TASK DIRECTIONS -
Print exactly the lines from the first one down to the line that contains "const pts = (a: number[][]): Pt[]", both included, and skip the pictures.

---------- RECORD EXCERPTS ----------

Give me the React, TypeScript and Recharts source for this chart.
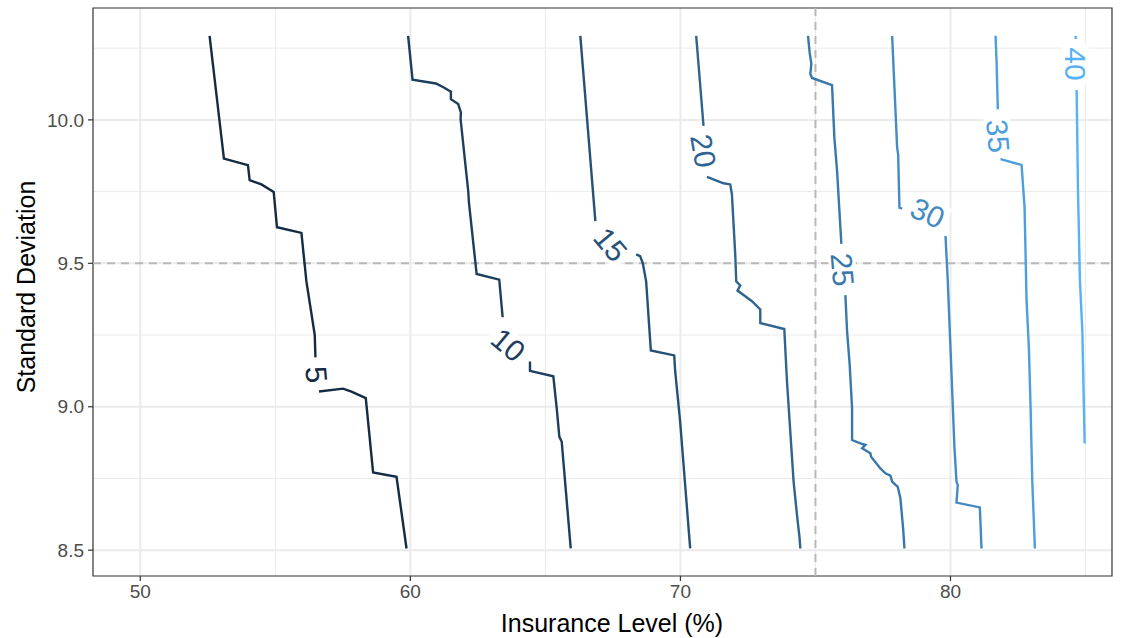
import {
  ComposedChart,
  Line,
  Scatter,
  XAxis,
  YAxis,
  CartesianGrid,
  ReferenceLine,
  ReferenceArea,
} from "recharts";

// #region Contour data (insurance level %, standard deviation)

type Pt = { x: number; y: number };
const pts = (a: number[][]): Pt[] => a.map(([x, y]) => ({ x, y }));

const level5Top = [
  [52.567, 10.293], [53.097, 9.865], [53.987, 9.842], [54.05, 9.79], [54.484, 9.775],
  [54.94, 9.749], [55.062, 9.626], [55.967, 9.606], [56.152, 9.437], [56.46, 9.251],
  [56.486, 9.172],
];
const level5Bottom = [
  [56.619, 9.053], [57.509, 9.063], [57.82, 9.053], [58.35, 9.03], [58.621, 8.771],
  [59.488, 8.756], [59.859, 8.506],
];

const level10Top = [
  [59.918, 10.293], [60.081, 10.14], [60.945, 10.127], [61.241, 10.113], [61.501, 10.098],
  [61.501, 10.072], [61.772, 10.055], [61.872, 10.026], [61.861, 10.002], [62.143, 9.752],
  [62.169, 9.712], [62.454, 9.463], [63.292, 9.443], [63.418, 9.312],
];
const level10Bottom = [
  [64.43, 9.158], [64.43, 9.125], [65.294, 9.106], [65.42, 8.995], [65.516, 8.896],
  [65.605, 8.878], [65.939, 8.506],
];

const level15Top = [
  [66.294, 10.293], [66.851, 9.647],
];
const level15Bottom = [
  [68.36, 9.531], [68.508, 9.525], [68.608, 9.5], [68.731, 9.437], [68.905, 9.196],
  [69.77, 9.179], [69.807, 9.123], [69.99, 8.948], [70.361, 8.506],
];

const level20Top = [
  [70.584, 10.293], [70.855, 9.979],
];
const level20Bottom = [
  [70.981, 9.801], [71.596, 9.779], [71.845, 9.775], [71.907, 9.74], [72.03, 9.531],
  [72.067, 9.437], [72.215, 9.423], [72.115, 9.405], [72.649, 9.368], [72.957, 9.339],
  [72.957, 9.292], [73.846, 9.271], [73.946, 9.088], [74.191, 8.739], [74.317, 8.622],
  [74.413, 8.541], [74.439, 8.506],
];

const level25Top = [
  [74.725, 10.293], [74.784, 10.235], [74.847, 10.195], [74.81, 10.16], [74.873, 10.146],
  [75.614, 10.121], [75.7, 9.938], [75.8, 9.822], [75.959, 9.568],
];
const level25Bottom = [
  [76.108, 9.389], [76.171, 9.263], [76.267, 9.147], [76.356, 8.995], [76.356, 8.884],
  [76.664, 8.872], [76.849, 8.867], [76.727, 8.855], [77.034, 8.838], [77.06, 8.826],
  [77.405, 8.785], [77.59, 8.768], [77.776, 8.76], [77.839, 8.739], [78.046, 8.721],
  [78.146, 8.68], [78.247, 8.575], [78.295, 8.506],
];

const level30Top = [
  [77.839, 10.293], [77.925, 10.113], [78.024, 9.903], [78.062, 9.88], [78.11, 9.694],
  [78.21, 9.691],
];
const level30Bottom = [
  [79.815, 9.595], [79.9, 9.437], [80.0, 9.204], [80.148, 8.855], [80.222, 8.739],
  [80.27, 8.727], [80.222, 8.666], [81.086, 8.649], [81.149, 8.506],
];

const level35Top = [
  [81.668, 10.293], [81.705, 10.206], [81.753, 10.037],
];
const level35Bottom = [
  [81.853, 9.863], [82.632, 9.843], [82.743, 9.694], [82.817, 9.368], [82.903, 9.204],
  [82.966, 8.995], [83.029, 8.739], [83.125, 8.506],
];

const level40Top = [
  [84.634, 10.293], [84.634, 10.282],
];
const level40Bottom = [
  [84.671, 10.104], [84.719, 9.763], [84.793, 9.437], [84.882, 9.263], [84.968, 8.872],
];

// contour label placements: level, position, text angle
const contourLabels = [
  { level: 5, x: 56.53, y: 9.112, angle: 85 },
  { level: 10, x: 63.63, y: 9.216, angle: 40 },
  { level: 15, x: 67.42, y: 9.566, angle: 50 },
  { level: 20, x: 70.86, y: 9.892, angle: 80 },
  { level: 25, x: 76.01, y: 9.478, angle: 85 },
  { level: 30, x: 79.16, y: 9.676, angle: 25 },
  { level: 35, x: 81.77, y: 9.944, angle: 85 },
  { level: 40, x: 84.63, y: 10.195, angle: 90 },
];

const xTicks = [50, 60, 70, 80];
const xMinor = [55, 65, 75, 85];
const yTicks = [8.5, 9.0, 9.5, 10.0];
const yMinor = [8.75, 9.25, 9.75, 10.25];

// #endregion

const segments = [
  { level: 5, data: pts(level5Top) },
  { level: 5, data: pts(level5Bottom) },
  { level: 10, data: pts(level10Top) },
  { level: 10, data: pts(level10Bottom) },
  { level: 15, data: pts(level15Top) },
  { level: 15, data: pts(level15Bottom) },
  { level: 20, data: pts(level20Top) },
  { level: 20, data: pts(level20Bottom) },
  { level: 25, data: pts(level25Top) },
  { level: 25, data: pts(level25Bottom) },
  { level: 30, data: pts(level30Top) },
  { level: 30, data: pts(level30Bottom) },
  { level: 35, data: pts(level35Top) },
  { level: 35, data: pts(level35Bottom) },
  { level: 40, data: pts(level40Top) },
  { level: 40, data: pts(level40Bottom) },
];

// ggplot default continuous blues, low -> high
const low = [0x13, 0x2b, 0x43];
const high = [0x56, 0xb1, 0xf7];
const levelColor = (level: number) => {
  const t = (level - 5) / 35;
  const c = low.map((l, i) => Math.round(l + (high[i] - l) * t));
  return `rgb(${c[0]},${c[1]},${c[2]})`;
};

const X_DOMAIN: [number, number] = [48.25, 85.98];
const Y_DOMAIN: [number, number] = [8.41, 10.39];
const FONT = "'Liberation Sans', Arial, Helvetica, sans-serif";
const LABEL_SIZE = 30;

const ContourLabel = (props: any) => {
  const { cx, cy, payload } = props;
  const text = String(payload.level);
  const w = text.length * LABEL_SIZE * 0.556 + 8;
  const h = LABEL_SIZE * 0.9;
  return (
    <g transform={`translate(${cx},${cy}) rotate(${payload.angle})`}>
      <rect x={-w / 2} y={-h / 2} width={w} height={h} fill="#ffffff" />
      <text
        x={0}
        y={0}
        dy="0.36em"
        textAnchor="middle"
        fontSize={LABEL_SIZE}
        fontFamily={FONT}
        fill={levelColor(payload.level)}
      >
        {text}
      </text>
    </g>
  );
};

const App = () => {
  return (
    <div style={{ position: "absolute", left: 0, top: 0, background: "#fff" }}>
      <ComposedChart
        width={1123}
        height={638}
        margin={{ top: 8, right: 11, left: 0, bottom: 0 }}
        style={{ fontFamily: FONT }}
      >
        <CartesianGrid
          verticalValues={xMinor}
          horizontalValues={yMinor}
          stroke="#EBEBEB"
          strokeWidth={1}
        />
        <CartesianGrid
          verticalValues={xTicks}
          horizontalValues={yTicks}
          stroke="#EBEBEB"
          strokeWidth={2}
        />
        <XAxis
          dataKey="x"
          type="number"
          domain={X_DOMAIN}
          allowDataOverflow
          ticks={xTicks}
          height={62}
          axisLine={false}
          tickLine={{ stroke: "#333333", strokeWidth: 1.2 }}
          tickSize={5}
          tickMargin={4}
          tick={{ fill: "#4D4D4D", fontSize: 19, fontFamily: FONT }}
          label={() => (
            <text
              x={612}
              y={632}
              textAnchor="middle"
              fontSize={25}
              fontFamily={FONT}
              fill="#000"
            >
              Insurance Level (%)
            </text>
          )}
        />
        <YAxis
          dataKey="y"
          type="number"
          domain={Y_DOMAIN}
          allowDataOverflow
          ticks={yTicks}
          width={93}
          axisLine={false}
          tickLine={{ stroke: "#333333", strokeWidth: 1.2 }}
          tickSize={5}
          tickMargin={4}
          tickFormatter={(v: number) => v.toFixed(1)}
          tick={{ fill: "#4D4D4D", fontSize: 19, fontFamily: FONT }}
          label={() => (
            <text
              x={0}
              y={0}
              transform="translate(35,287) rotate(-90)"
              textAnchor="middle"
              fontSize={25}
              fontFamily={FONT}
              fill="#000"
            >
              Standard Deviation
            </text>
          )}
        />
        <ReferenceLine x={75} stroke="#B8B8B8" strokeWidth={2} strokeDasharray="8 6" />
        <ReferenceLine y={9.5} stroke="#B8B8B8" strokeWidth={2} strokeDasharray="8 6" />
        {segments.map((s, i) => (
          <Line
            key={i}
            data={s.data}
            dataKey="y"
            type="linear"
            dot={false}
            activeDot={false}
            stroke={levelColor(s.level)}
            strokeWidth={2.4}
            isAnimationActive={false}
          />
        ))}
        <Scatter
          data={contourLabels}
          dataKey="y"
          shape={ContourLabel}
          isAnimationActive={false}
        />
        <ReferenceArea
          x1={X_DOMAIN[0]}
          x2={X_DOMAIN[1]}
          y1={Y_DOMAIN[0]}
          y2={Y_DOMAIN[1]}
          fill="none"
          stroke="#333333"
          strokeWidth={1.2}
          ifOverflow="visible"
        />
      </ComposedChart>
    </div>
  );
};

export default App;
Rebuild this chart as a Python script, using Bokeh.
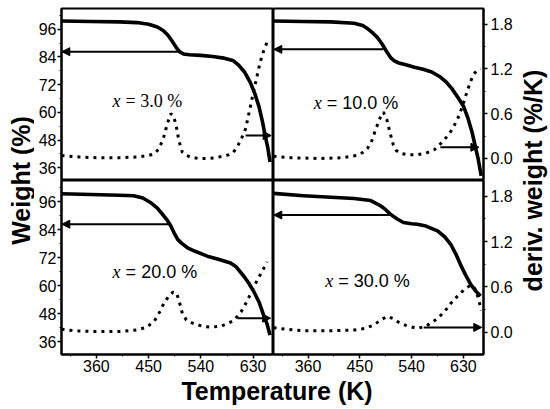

----------

RESULT OF THIS TASK -
Give me the React, TypeScript and Recharts source for this chart.
import {
  ComposedChart,
  Line,
  Scatter,
  XAxis,
  YAxis,
  CartesianGrid,
  ReferenceLine,
  ReferenceArea,
} from "recharts";

// #region Contour data (insurance level %, standard deviation)

type Pt = { x: number; y: number };
const pts = (a: number[][]): Pt[] => a.map(([x, y]) => ({ x, y }));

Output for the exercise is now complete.